### Exercise instructions
Without the pictures, return exactly the lines from the one with "Generate a Python" through the one with "TICK_SIZE = 22". Both end lines belong in the copy.

::::

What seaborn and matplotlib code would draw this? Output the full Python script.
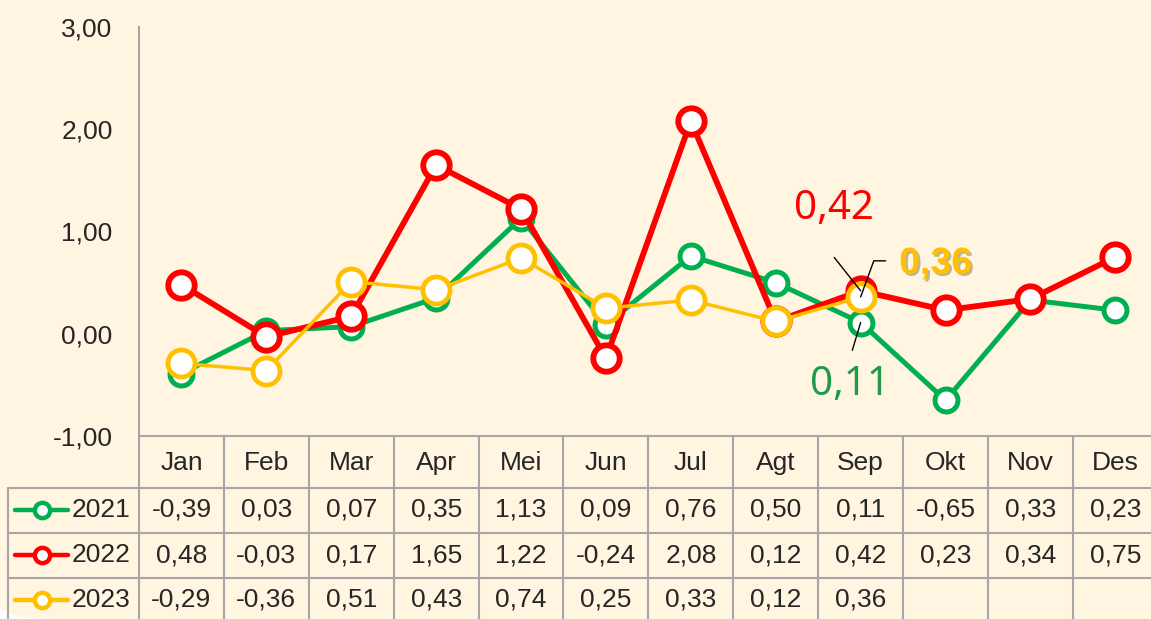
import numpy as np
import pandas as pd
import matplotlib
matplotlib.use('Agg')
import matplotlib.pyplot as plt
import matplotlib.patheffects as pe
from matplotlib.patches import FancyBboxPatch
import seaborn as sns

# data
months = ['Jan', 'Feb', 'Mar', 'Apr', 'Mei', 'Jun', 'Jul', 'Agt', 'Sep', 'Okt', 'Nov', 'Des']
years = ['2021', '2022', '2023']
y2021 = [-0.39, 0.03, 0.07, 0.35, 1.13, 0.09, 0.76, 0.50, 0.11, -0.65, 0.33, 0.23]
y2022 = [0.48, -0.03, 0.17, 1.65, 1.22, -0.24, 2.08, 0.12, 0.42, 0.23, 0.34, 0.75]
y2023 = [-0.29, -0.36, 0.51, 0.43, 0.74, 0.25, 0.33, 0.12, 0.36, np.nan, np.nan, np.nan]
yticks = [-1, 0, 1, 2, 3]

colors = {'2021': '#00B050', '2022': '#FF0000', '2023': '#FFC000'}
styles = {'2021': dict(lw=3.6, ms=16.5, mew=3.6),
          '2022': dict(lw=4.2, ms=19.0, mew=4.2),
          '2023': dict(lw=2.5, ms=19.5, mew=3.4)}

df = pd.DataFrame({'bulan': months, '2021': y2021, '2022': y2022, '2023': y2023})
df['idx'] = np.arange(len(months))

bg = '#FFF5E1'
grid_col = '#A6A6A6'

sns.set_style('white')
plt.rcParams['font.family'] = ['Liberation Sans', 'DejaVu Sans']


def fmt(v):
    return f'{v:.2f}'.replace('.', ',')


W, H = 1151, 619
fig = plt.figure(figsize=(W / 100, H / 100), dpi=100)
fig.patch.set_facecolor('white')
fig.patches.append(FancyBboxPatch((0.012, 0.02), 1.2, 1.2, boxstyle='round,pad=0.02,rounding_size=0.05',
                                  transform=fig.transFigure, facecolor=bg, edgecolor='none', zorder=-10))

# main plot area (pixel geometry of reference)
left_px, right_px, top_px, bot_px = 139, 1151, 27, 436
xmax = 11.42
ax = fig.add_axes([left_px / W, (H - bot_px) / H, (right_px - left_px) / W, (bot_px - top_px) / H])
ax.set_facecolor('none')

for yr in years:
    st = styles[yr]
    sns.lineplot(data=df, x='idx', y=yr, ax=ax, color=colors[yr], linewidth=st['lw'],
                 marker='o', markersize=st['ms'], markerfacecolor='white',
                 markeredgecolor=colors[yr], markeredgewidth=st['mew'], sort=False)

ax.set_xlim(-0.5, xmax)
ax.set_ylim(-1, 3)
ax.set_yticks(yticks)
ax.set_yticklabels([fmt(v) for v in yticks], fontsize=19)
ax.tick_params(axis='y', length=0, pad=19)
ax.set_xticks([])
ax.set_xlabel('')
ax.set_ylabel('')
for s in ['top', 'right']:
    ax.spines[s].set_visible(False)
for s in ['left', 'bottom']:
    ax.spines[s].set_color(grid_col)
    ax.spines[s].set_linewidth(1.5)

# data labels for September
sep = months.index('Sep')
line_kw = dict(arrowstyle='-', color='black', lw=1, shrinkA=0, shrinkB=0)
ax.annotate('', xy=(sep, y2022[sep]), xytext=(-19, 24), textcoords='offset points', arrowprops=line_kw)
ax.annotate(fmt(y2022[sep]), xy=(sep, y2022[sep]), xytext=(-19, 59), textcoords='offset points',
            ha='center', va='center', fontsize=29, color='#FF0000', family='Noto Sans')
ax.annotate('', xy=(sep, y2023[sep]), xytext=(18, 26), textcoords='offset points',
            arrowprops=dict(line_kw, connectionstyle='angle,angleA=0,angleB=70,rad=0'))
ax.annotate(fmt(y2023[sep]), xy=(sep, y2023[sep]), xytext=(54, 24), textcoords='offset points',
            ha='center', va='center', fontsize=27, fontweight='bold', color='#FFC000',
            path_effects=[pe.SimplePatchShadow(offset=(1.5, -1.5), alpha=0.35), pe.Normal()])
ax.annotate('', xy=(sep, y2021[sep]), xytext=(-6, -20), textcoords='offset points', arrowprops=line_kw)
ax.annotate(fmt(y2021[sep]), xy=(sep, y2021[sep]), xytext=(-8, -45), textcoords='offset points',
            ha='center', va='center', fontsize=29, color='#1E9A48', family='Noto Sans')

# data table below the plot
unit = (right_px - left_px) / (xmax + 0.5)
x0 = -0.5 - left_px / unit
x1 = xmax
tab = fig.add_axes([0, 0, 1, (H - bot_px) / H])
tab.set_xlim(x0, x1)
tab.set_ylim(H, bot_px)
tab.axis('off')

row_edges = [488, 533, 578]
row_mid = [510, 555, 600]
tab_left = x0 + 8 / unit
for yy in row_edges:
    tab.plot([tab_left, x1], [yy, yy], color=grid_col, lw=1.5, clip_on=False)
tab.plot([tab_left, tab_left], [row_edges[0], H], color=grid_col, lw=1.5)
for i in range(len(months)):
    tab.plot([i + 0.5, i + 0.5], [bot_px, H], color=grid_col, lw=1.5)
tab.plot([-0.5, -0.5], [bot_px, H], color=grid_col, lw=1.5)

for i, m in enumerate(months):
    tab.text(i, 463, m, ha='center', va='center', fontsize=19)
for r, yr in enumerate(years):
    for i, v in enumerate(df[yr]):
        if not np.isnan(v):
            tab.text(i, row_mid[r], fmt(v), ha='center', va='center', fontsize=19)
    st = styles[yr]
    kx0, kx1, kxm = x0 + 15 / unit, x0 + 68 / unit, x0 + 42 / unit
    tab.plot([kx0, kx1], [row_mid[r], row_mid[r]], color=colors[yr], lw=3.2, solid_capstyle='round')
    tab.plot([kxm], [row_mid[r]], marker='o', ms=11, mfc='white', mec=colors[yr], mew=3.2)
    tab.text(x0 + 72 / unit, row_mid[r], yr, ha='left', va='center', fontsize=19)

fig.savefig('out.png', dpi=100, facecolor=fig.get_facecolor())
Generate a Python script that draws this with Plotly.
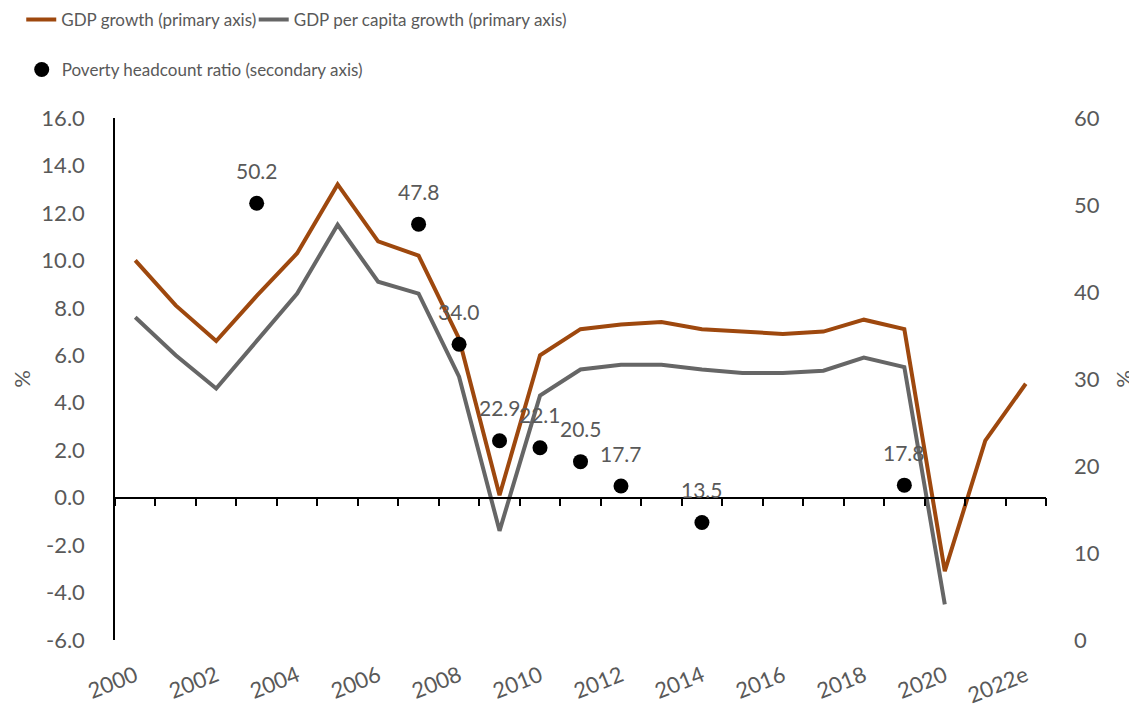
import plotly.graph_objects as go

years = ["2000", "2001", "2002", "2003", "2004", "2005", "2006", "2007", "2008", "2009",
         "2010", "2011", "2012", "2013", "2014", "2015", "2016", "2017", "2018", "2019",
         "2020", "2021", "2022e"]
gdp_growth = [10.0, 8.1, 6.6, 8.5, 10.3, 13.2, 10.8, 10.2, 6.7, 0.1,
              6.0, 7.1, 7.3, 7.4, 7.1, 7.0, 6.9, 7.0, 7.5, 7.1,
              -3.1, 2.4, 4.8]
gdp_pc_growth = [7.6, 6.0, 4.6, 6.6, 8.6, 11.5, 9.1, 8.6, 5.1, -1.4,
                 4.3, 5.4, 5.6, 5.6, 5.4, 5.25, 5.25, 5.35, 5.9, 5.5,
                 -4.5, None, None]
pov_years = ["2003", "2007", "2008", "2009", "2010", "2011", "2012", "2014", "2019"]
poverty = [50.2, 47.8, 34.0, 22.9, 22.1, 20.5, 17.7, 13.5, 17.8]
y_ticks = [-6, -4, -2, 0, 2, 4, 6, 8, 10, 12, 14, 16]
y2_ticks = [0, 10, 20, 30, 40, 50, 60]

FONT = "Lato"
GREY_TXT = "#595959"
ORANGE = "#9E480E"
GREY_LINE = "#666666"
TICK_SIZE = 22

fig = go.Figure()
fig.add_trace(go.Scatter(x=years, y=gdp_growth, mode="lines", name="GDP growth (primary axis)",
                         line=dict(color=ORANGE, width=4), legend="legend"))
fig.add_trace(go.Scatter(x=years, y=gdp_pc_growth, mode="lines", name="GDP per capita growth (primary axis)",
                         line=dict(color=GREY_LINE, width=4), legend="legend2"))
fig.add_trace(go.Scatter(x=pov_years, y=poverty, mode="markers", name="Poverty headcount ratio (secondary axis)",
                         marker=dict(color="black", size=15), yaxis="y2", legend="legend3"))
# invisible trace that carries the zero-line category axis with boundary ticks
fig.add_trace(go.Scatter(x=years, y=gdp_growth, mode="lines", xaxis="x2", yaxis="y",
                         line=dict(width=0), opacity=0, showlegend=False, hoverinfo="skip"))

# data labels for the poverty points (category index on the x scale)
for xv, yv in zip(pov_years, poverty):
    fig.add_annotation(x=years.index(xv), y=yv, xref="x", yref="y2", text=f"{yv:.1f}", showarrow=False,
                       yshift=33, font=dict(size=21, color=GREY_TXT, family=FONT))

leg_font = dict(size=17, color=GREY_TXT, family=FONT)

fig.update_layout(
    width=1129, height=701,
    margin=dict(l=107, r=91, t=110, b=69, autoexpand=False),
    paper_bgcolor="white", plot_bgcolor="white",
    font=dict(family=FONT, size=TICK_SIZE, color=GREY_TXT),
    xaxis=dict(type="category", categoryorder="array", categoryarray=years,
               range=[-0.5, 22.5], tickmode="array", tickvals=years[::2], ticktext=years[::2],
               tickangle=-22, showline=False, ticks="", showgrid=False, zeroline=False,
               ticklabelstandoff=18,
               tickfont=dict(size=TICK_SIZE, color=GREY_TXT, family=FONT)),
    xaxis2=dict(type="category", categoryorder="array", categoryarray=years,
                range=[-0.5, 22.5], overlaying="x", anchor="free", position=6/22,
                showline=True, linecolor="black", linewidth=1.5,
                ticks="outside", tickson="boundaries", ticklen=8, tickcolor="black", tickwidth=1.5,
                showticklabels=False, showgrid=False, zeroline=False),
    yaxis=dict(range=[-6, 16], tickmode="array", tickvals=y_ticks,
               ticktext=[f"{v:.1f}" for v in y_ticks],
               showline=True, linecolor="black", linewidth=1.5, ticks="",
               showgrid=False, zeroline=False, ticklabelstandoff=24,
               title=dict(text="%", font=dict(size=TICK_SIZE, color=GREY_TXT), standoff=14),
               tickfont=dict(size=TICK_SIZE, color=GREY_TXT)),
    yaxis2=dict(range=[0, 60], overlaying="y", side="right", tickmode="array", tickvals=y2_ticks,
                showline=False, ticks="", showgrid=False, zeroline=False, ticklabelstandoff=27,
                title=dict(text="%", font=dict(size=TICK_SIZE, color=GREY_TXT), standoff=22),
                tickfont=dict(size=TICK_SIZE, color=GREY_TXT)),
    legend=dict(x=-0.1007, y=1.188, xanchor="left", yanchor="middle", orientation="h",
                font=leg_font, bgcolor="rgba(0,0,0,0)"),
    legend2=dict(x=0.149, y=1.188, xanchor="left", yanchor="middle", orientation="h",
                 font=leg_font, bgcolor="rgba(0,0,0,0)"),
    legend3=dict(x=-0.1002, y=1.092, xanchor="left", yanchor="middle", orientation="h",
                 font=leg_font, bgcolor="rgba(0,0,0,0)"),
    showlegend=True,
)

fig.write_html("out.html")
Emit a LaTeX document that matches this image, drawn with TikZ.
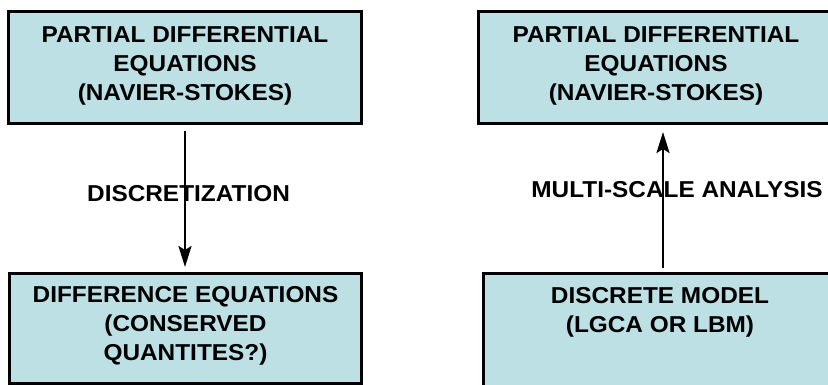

::::

### Exercise response
Generate a Python script that draws this with Plotly.
import plotly.graph_objects as go

years = ["2000", "2001", "2002", "2003", "2004", "2005", "2006", "2007", "2008", "2009",
         "2010", "2011", "2012", "2013", "2014", "2015", "2016", "2017", "2018", "2019",
         "2020", "2021", "2022e"]
gdp_growth = [10.0, 8.1, 6.6, 8.5, 10.3, 13.2, 10.8, 10.2, 6.7, 0.1,
              6.0, 7.1, 7.3, 7.4, 7.1, 7.0, 6.9, 7.0, 7.5, 7.1,
              -3.1, 2.4, 4.8]
gdp_pc_growth = [7.6, 6.0, 4.6, 6.6, 8.6, 11.5, 9.1, 8.6, 5.1, -1.4,
                 4.3, 5.4, 5.6, 5.6, 5.4, 5.25, 5.25, 5.35, 5.9, 5.5,
                 -4.5, None, None]
pov_years = ["2003", "2007", "2008", "2009", "2010", "2011", "2012", "2014", "2019"]
poverty = [50.2, 47.8, 34.0, 22.9, 22.1, 20.5, 17.7, 13.5, 17.8]
y_ticks = [-6, -4, -2, 0, 2, 4, 6, 8, 10, 12, 14, 16]
y2_ticks = [0, 10, 20, 30, 40, 50, 60]

FONT = "Lato"
GREY_TXT = "#595959"
ORANGE = "#9E480E"
GREY_LINE = "#666666"
TICK_SIZE = 22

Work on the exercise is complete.